Em O Espectro, há uma ideia bastante original, com a criação de uma bela imagem. Creio que foi daqui que surgiu a inspiração para o argentino Julio Cortázar escrever seu conto Las Babas Del Diablo, que por sua vez inspirou o filme Blow Up – Depois Daquele Beijo, de Michelangelo Antonioni. No conto, um jovem ator morre antes da estreia de seu primeiro filme, e então a viúva e um amigo (que se amam e agora estão juntos) vão ao cinema conferir a obra. Sentindo-se culpados, notam que, em determinada cena do filme, o ator olha diretamente para eles, com raiva, como se estivesse vivo. A cada vez que vão ao cinema e assistem ao filme percebem que o ator chega mais perto da tela e os olha mais profundamente.

O Mel Silvestre trata de um assunto bastante particular para Quiroga: a saída da cidade grande para aventurar-se na selva. E a natureza, na obra do autor, não é nada amigável. Aqui o protagonista tem seu caminho cruzado por um batalhão de formigas carnívoras.

E finalmente A Câmara Escura comprova, para mim, que Cortázar era leitor de Quiroga. Um fotógrafo tira o retrato de um velho morto e se vê obrigado a encarar a câmera escura para fazer a revelação, onde a horrenda face do defunto emergirá no papel fotográfico. Um belo trabalho de aprofundamento psicológico é obtido aqui, e se a história de um fotógrafo às voltas com uma de suas fotografias não evocar Las Babas Del Diablo, então não sei mais o que podemos constatar.

Estes são os contos do livro, que servem como um apetitoso prato de entrada para se conhecer o magnífico autor. Além dos contos, também são interessantes os artigos Heroísmos, que ocupam metade da coletânea. Neles, Quiroga apresenta momentos marcantes da vida de ilustres personalidades, como Edgar Allan Poe e Louis Pasteur, o que estabelece um belo par com os contos. São histórias de superação e otimismo em meio a situações cruéis e difíceis, o que nos faz pensar mais uma vez na trágica existência de Quiroga. Parece que, no fim de tudo, apesar dos horrores e dramas que presenciou, ele queria dizer a todos que a vida vale mesmo por aqueles pequenos momentos de heroísmo que temos em nosso dia-a-dia, que podem ser demonstrados pela simples lealdade a um amigo, ou pela insistência em se acreditar nos próprios sonhos — isto quando tais atitudes são as mais difíceis e improváveis de serem tomadas por uma pessoa comum.

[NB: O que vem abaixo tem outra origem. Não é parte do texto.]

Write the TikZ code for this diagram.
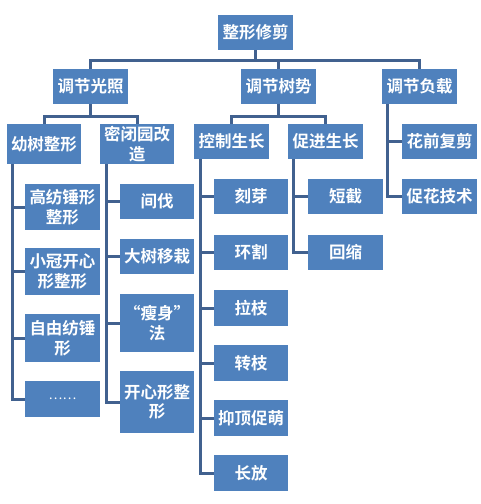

Neste aspecto, concluímos que os contos macabros de Quiroga traziam, sim, várias de suas frustrações, como a não-concretização de alguns amores, a falência de certos planos e a morte de muitas pessoas queridas. Mas ao escrevê-los, inconscientemente ele devia estar tentando dar um aviso aos incautos, para que continuem a observar o lado bom das coisas e a não desanimar perante as tempestades da vida.

Para adentrar mais profundamente no território selvagem de Horácio Quiroga, procure por Contos de Amor, de Loucura e de Morte, publicado no Brasil pela Record. Livro, aliás, que traz no título as principais obsessões do escritor, ainda que as palavras estejam em sentido inverso ao de predominância na sua obra.